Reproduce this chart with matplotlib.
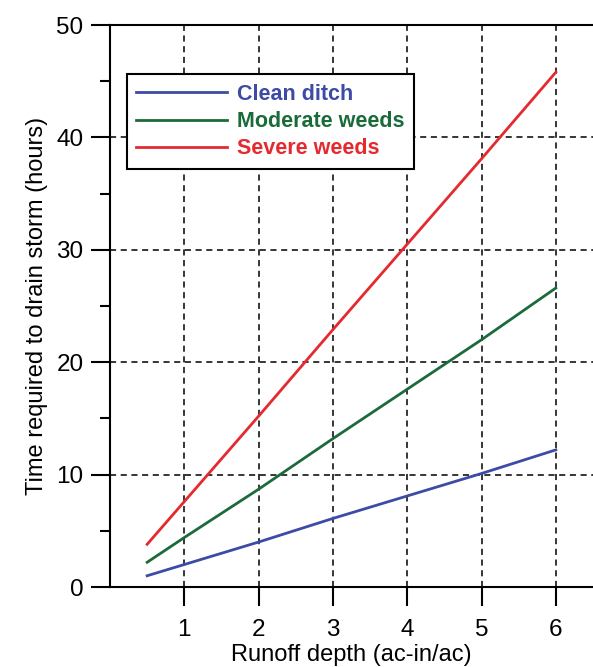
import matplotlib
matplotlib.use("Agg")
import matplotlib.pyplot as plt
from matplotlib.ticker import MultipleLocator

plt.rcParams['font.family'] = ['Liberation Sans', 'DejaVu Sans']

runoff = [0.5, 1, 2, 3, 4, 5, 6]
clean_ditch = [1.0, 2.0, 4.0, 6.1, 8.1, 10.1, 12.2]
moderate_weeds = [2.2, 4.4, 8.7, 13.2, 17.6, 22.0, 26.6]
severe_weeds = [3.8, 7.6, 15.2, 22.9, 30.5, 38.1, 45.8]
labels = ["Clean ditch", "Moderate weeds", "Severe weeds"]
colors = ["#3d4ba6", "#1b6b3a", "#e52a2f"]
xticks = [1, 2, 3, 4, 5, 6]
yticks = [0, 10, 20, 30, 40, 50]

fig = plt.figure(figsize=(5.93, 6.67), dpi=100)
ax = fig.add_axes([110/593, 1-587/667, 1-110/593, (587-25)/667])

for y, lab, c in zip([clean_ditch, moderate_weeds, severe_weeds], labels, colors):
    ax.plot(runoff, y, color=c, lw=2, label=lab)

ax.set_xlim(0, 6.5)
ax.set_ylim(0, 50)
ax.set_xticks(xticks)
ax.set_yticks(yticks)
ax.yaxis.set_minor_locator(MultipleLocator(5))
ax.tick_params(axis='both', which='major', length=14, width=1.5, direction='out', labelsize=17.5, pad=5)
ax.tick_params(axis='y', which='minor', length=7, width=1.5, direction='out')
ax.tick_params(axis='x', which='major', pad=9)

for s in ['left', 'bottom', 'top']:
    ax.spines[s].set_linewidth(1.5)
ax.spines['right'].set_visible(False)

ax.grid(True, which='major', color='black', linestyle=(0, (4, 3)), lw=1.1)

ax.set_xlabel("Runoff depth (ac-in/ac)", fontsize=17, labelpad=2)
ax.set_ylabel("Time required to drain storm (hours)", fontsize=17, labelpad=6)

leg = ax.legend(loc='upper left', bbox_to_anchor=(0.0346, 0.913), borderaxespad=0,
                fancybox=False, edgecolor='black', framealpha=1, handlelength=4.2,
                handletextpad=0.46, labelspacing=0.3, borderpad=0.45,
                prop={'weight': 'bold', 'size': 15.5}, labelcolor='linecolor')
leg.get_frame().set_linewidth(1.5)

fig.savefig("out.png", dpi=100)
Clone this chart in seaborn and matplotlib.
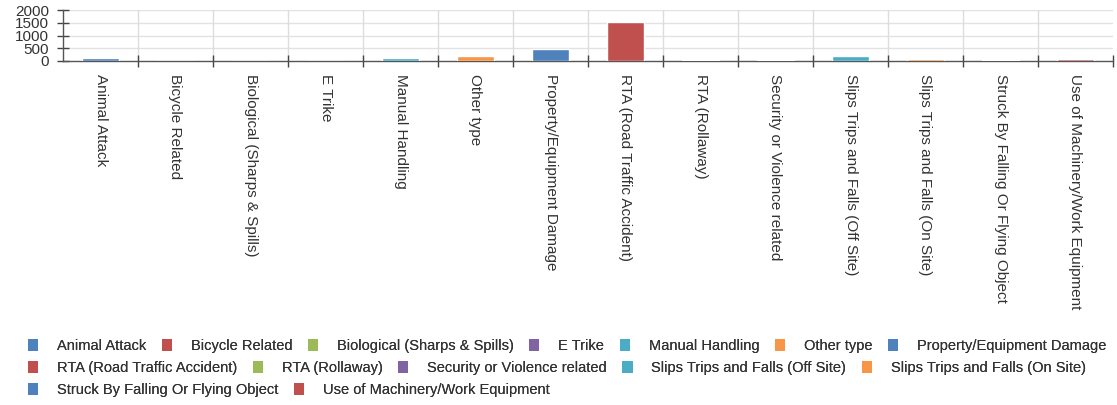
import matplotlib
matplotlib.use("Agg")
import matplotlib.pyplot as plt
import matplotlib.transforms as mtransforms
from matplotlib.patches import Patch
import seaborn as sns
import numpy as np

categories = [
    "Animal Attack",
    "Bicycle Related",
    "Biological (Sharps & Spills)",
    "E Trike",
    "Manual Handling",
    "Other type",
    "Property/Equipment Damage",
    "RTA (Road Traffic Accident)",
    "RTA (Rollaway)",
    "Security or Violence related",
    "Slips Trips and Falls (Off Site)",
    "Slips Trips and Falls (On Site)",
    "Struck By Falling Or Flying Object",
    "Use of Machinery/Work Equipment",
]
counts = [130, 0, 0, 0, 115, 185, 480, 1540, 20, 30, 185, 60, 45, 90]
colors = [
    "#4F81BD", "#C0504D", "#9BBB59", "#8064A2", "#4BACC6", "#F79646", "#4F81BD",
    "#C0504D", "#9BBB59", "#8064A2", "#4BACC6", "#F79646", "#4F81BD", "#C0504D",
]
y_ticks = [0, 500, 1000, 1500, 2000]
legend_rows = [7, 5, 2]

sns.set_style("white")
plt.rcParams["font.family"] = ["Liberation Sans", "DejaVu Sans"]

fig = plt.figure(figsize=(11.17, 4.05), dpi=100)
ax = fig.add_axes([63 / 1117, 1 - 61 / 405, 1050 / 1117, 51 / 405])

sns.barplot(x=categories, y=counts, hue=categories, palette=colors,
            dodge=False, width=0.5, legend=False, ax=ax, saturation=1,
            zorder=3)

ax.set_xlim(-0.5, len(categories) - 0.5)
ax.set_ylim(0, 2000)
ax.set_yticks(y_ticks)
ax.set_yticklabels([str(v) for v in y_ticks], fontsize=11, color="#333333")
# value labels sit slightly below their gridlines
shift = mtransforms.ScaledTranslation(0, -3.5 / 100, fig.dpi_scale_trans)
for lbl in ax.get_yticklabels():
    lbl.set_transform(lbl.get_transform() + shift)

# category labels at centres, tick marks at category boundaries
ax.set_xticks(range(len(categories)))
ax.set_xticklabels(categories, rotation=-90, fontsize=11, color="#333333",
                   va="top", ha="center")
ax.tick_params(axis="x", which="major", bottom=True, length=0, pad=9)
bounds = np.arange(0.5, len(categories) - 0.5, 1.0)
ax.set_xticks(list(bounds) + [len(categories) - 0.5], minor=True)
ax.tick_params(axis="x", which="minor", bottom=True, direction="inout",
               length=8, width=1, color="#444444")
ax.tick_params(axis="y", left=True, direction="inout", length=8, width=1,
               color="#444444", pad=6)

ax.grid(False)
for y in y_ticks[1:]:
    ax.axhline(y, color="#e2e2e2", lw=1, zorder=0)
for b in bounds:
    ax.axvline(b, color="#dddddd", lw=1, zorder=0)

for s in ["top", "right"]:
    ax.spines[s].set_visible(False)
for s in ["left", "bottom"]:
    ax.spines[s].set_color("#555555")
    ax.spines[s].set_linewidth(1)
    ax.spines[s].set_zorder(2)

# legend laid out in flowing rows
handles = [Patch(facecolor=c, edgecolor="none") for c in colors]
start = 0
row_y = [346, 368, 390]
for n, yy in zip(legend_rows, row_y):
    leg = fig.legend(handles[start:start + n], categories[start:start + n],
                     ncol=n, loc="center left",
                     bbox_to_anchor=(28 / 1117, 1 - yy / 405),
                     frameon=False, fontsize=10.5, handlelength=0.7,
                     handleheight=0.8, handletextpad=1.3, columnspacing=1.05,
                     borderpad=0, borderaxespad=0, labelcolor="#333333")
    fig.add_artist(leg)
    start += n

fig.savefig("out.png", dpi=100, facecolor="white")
┄┄┄┄┄┄┄┄┄┄┄┄┄┄┄┄┄┄┄┄
## WRITTEN PROBLEM
Return only the lines from the start of the data through the line that contains "required to drain", please, copying them exactly and omitting all pictures.

## RESULT OF THIS EXERCISE
Reproduce this chart with matplotlib.
import matplotlib
matplotlib.use("Agg")
import matplotlib.pyplot as plt
from matplotlib.ticker import MultipleLocator

plt.rcParams['font.family'] = ['Liberation Sans', 'DejaVu Sans']

runoff = [0.5, 1, 2, 3, 4, 5, 6]
clean_ditch = [1.0, 2.0, 4.0, 6.1, 8.1, 10.1, 12.2]
moderate_weeds = [2.2, 4.4, 8.7, 13.2, 17.6, 22.0, 26.6]
severe_weeds = [3.8, 7.6, 15.2, 22.9, 30.5, 38.1, 45.8]
labels = ["Clean ditch", "Moderate weeds", "Severe weeds"]
colors = ["#3d4ba6", "#1b6b3a", "#e52a2f"]
xticks = [1, 2, 3, 4, 5, 6]
yticks = [0, 10, 20, 30, 40, 50]

fig = plt.figure(figsize=(5.93, 6.67), dpi=100)
ax = fig.add_axes([110/593, 1-587/667, 1-110/593, (587-25)/667])

for y, lab, c in zip([clean_ditch, moderate_weeds, severe_weeds], labels, colors):
    ax.plot(runoff, y, color=c, lw=2, label=lab)

ax.set_xlim(0, 6.5)
ax.set_ylim(0, 50)
ax.set_xticks(xticks)
ax.set_yticks(yticks)
ax.yaxis.set_minor_locator(MultipleLocator(5))
ax.tick_params(axis='both', which='major', length=14, width=1.5, direction='out', labelsize=17.5, pad=5)
ax.tick_params(axis='y', which='minor', length=7, width=1.5, direction='out')
ax.tick_params(axis='x', which='major', pad=9)

for s in ['left', 'bottom', 'top']:
    ax.spines[s].set_linewidth(1.5)
ax.spines['right'].set_visible(False)

ax.grid(True, which='major', color='black', linestyle=(0, (4, 3)), lw=1.1)

ax.set_xlabel("Runoff depth (ac-in/ac)", fontsize=17, labelpad=2)
ax.set_ylabel("Time required to drain storm (hours)", fontsize=17, labelpad=6)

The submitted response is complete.